-- Given data --
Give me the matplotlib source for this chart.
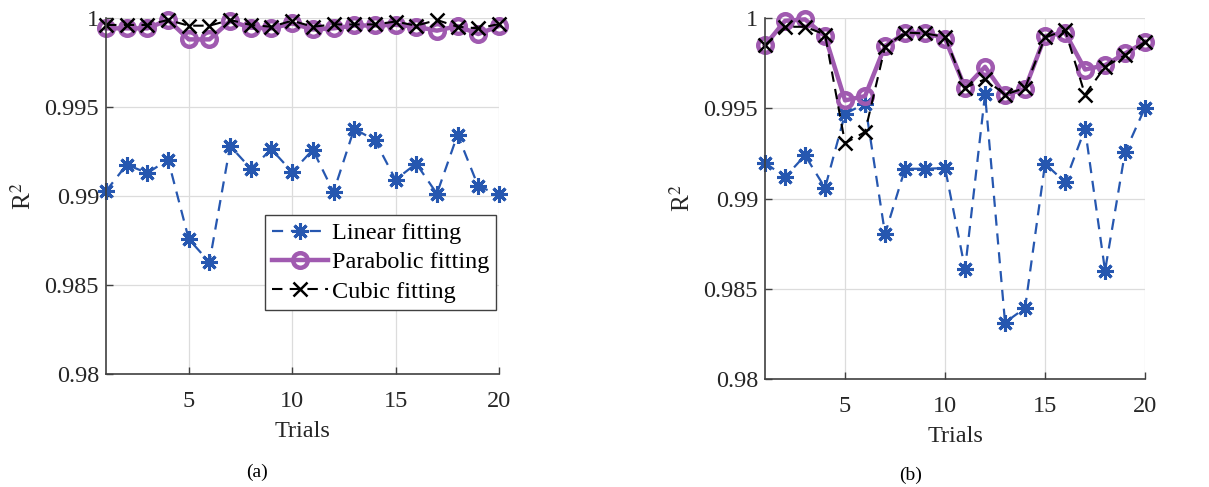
import matplotlib
matplotlib.use("Agg")
import matplotlib.pyplot as plt
import numpy as np

plt.rcParams['font.family'] = ['Liberation Serif', 'DejaVu Serif']
plt.rcParams['mathtext.fontset'] = 'stix'

# Data
trials = np.arange(1, 21)

# (a)
lin_a = [0.99028, 0.99176, 0.99129, 0.99204, 0.98758, 0.98628, 0.99281, 0.99154, 0.99262, 0.99135,
         0.99260, 0.99022, 0.99378, 0.99313, 0.99092, 0.99182, 0.99013, 0.99345, 0.99054, 0.99009]
par_a = [0.99942, 0.99942, 0.99942, 0.99989, 0.99880, 0.99880, 0.99983, 0.99946, 0.99942, 0.99970,
         0.99936, 0.99942, 0.99958, 0.99958, 0.99962, 0.99951, 0.99929, 0.99955, 0.99910, 0.99955]
cub_a = [0.99961, 0.99961, 0.99961, 0.99989, 0.99957, 0.99957, 0.99989, 0.99961, 0.99951, 0.99985,
         0.99951, 0.99964, 0.99964, 0.99964, 0.99980, 0.99957, 0.99989, 0.99951, 0.99942, 0.99966]

# (b)
lin_b = [0.99198, 0.99119, 0.99239, 0.99059, 0.99470, 0.99526, 0.98804, 0.99165, 0.99165, 0.99169,
         0.98609, 0.99578, 0.98313, 0.98393, 0.99193, 0.99091, 0.99387, 0.98600, 0.99257, 0.99504]
par_b = [0.99850, 0.99985, 0.99993, 0.99900, 0.99544, 0.99568, 0.99846, 0.99915, 0.99919, 0.99887,
         0.99613, 0.99730, 0.99572, 0.99609, 0.99900, 0.99920, 0.99715, 0.99739, 0.99804, 0.99868]
cub_b = [0.99850, 0.99952, 0.99952, 0.99909, 0.99307, 0.99369, 0.99841, 0.99920, 0.99915, 0.99896,
         0.99615, 0.99661, 0.99576, 0.99613, 0.99893, 0.99933, 0.99576, 0.99730, 0.99794, 0.99868]

yticks = [0.98, 0.985, 0.99, 0.995, 1.0]
yticklabels = ['0.98', '0.985', '0.99', '0.995', '1']
xticks = [5, 10, 15, 20]

c_lin = '#2657b0'
c_par = '#a05ab0'
c_cub = 'black'
dash = (0, (5, 3.5))
asterisk = (8, 2, 0)

fig = plt.figure(figsize=(12.09, 4.87), dpi=100)
ax1 = fig.add_axes([0.0877, 0.232, 0.325, 0.731])
ax2 = fig.add_axes([0.6328, 0.2218, 0.3143, 0.741])


def draw(ax, lin, par, cub):
    ax.plot(trials, lin, color=c_lin, ls=dash, lw=1.6, marker=asterisk, ms=12, mew=2.2,
            clip_on=False, label='Linear fitting')
    ax.plot(trials, par, color=c_par, ls='-', lw=3.2, marker='o', ms=10.5, mew=3.2,
            mfc='none', clip_on=False, label='Parabolic fitting')
    ax.plot(trials, cub, color=c_cub, ls=dash, lw=1.5, marker='x', ms=9.5, mew=1.8,
            clip_on=False, label='Cubic fitting')
    ax.set_xlim(1, 20)
    ax.set_ylim(0.98, 1.0)
    ax.set_xticks(xticks)
    ax.set_yticks(yticks)
    ax.set_yticklabels(yticklabels)
    ax.grid(True, color='#dcdcdc', lw=0.9)
    ax.set_axisbelow(True)
    for s in ['top', 'right']:
        ax.spines[s].set_visible(False)
    for s in ['left', 'bottom']:
        ax.spines[s].set_color('#404040')
        ax.spines[s].set_linewidth(1.2)
    ax.tick_params(direction='in', length=5, width=1, colors='#404040',
                   labelcolor='#262626', labelsize=17.5)
    ax.tick_params(axis='x', pad=12)
    ax.tick_params(axis='y', pad=5)
    ax.set_xlabel('Trials', fontsize=17.5, color='#262626', labelpad=7)
    ax.set_ylabel(r'R$^2$', fontsize=18, color='#262626', labelpad=6)


draw(ax1, lin_a, par_a, cub_a)
draw(ax2, lin_b, par_b, cub_b)

leg = ax1.legend(loc='lower right', bbox_to_anchor=(0.993, 0.18), fontsize=17.5,
                 fancybox=False, framealpha=1, edgecolor='#404040', borderpad=0.3,
                 handlelength=2.3, handletextpad=0.15, labelspacing=0.3, borderaxespad=0)
leg.get_frame().set_linewidth(1.0)

fig.text(0.2125, 0.02, '(a)', ha='center', fontsize=14)
fig.text(0.7535, 0.015, '(b)', ha='center', fontsize=14)

fig.savefig('out.png', dpi=100)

-- Directions --
Except for the pictures, print the data above exactly.

-- Problem solution --
Give me the matplotlib source for this chart.
import matplotlib
matplotlib.use("Agg")
import matplotlib.pyplot as plt
import numpy as np

plt.rcParams['font.family'] = ['Liberation Serif', 'DejaVu Serif']
plt.rcParams['mathtext.fontset'] = 'stix'

# Data
trials = np.arange(1, 21)

# (a)
lin_a = [0.99028, 0.99176, 0.99129, 0.99204, 0.98758, 0.98628, 0.99281, 0.99154, 0.99262, 0.99135,
         0.99260, 0.99022, 0.99378, 0.99313, 0.99092, 0.99182, 0.99013, 0.99345, 0.99054, 0.99009]
par_a = [0.99942, 0.99942, 0.99942, 0.99989, 0.99880, 0.99880, 0.99983, 0.99946, 0.99942, 0.99970,
         0.99936, 0.99942, 0.99958, 0.99958, 0.99962, 0.99951, 0.99929, 0.99955, 0.99910, 0.99955]
cub_a = [0.99961, 0.99961, 0.99961, 0.99989, 0.99957, 0.99957, 0.99989, 0.99961, 0.99951, 0.99985,
         0.99951, 0.99964, 0.99964, 0.99964, 0.99980, 0.99957, 0.99989, 0.99951, 0.99942, 0.99966]

# (b)
lin_b = [0.99198, 0.99119, 0.99239, 0.99059, 0.99470, 0.99526, 0.98804, 0.99165, 0.99165, 0.99169,
         0.98609, 0.99578, 0.98313, 0.98393, 0.99193, 0.99091, 0.99387, 0.98600, 0.99257, 0.99504]
par_b = [0.99850, 0.99985, 0.99993, 0.99900, 0.99544, 0.99568, 0.99846, 0.99915, 0.99919, 0.99887,
         0.99613, 0.99730, 0.99572, 0.99609, 0.99900, 0.99920, 0.99715, 0.99739, 0.99804, 0.99868]
cub_b = [0.99850, 0.99952, 0.99952, 0.99909, 0.99307, 0.99369, 0.99841, 0.99920, 0.99915, 0.99896,
         0.99615, 0.99661, 0.99576, 0.99613, 0.99893, 0.99933, 0.99576, 0.99730, 0.99794, 0.99868]

yticks = [0.98, 0.985, 0.99, 0.995, 1.0]
yticklabels = ['0.98', '0.985', '0.99', '0.995', '1']
xticks = [5, 10, 15, 20]

c_lin = '#2657b0'
c_par = '#a05ab0'
c_cub = 'black'
dash = (0, (5, 3.5))
asterisk = (8, 2, 0)

fig = plt.figure(figsize=(12.09, 4.87), dpi=100)
ax1 = fig.add_axes([0.0877, 0.232, 0.325, 0.731])
ax2 = fig.add_axes([0.6328, 0.2218, 0.3143, 0.741])


def draw(ax, lin, par, cub):
    ax.plot(trials, lin, color=c_lin, ls=dash, lw=1.6, marker=asterisk, ms=12, mew=2.2,
            clip_on=False, label='Linear fitting')
    ax.plot(trials, par, color=c_par, ls='-', lw=3.2, marker='o', ms=10.5, mew=3.2,
            mfc='none', clip_on=False, label='Parabolic fitting')
    ax.plot(trials, cub, color=c_cub, ls=dash, lw=1.5, marker='x', ms=9.5, mew=1.8,
            clip_on=False, label='Cubic fitting')
    ax.set_xlim(1, 20)
    ax.set_ylim(0.98, 1.0)
    ax.set_xticks(xticks)
    ax.set_yticks(yticks)
    ax.set_yticklabels(yticklabels)
    ax.grid(True, color='#dcdcdc', lw=0.9)
    ax.set_axisbelow(True)
    for s in ['top', 'right']:
        ax.spines[s].set_visible(False)
    for s in ['left', 'bottom']:
        ax.spines[s].set_color('#404040')
        ax.spines[s].set_linewidth(1.2)
    ax.tick_params(direction='in', length=5, width=1, colors='#404040',
                   labelcolor='#262626', labelsize=17.5)
    ax.tick_params(axis='x', pad=12)
    ax.tick_params(axis='y', pad=5)
    ax.set_xlabel('Trials', fontsize=17.5, color='#262626', labelpad=7)
    ax.set_ylabel(r'R$^2$', fontsize=18, color='#262626', labelpad=6)


draw(ax1, lin_a, par_a, cub_a)
draw(ax2, lin_b, par_b, cub_b)

leg = ax1.legend(loc='lower right', bbox_to_anchor=(0.993, 0.18), fontsize=17.5,
                 fancybox=False, framealpha=1, edgecolor='#404040', borderpad=0.3,
                 handlelength=2.3, handletextpad=0.15, labelspacing=0.3, borderaxespad=0)
leg.get_frame().set_linewidth(1.0)

fig.text(0.2125, 0.02, '(a)', ha='center', fontsize=14)
fig.text(0.7535, 0.015, '(b)', ha='center', fontsize=14)

fig.savefig('out.png', dpi=100)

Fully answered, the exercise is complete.